▶ Prompt
Leave the pictures out and retype the lines from the beginning through the line with "from bokeh.resources import INLINE", both ends included.
___
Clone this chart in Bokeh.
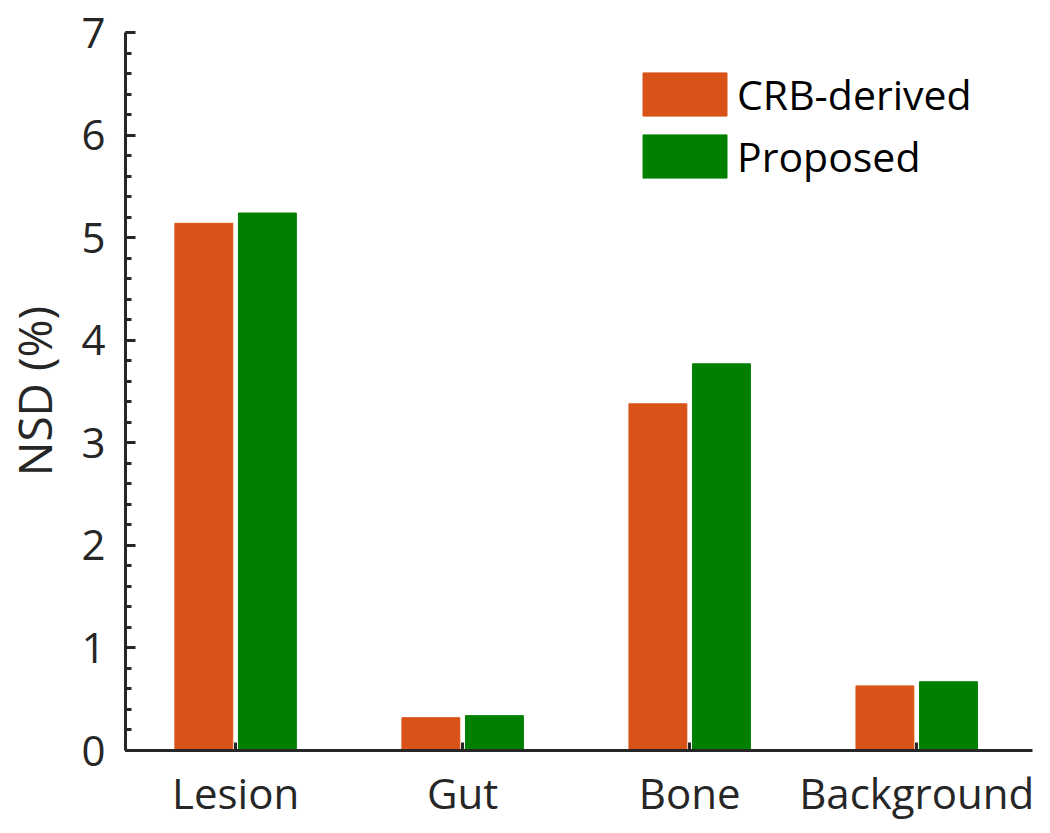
import math
from bokeh.plotting import figure
from bokeh.layouts import row
from bokeh.models import ColumnDataSource, FixedTicker, Range1d, Legend, LegendItem
from bokeh.core.properties import value
from bokeh.embed import file_html
from bokeh.resources import INLINE

categories = ["Lesion", "Gut", "Bone", "Background"]
crb_derived = [5.14, 0.32, 3.38, 0.63]
proposed = [5.24, 0.34, 3.77, 0.67]
series_names = ["CRB-derived", "Proposed"]
colors = ["#D95319", "#008000"]
y_title = "NSD (%)"

xpos = list(range(1, len(categories) + 1))
offset = 0.14
bar_w = 0.255

FONT = "Open Sans"
TXT = "#262626"
H = 825
SIDE_W = 68

# narrow panel holding the y-axis title
side = figure(width=SIDE_W, height=H, output_backend="svg", toolbar_location=None,
              x_range=Range1d(0, SIDE_W), y_range=Range1d(0, H),
              min_border_left=0, min_border_right=0, min_border_top=0, min_border_bottom=0)
side.axis.visible = False
side.grid.visible = False
side.outline_line_color = None
side.text(x=[33], y=[H - 412], text=[y_title], angle=math.pi / 2,
          text_align="center", text_baseline="middle",
          text_font=value(FONT), text_font_size="46px", text_color=TXT)

p = figure(width=1040 - SIDE_W, height=H, output_backend="svg", toolbar_location=None,
           x_range=Range1d(0.515, 4.51), y_range=Range1d(0, 7),
           min_border_left=125 - SIDE_W, min_border_right=8, min_border_top=32, min_border_bottom=75)
p.outline_line_color = None
p.xgrid.grid_line_color = None
p.ygrid.grid_line_color = None
p.background_fill_color = "white"

src1 = ColumnDataSource(dict(x=[v - offset for v in xpos], top=crb_derived))
src2 = ColumnDataSource(dict(x=[v + offset for v in xpos], top=proposed))
r1 = p.vbar(x="x", top="top", width=bar_w, source=src1, fill_color=colors[0], line_color=colors[0], line_width=1)
r2 = p.vbar(x="x", top="top", width=bar_w, source=src2, fill_color=colors[1], line_color=colors[1], line_width=1)

# axes
ya = p.yaxis[0]
ya.ticker = FixedTicker(ticks=[0, 1, 2, 3, 4, 5, 6, 7],
                        minor_ticks=[i / 5 for i in range(0, 36)])
ya.major_tick_in = 10
ya.major_tick_out = 0
ya.minor_tick_in = 6
ya.minor_tick_out = 0
ya.axis_line_width = 3
ya.axis_line_color = TXT
ya.major_tick_line_width = 3
ya.minor_tick_line_width = 3
ya.major_tick_line_color = TXT
ya.minor_tick_line_color = TXT
ya.major_label_text_font = FONT
ya.major_label_text_font_size = "42px"
ya.major_label_text_color = TXT
ya.major_label_standoff = 20

xa = p.xaxis[0]
xa.ticker = FixedTicker(ticks=xpos, minor_ticks=[])
xa.major_label_overrides = {v: c for v, c in zip(xpos, categories)}
xa.major_tick_in = 8
xa.major_tick_out = 0
xa.axis_line_width = 3
xa.axis_line_color = TXT
xa.major_tick_line_width = 3
xa.major_tick_line_color = TXT
xa.major_label_text_font = FONT
xa.major_label_text_font_size = "42px"
xa.major_label_text_color = TXT
xa.major_label_standoff = 13

legend = Legend(items=[LegendItem(label=series_names[0], renderers=[r1]),
                       LegendItem(label=series_names[1], renderers=[r2])],
                location=(507, 566), orientation="vertical",
                glyph_width=105, glyph_height=54, spacing=6, padding=0, margin=0,
                label_standoff=0, label_text_font=FONT, label_text_font_size="41px",
                label_text_color="black", label_height=54,
                border_line_color=None, background_fill_alpha=0)
p.add_layout(legend)

layout = row(side, p, spacing=0)
open("out.html", "w").write(file_html(layout, INLINE))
___
▶ Reply
Clone this chart in Bokeh.
import math
from bokeh.plotting import figure
from bokeh.layouts import row
from bokeh.models import ColumnDataSource, FixedTicker, Range1d, Legend, LegendItem
from bokeh.core.properties import value
from bokeh.embed import file_html
from bokeh.resources import INLINE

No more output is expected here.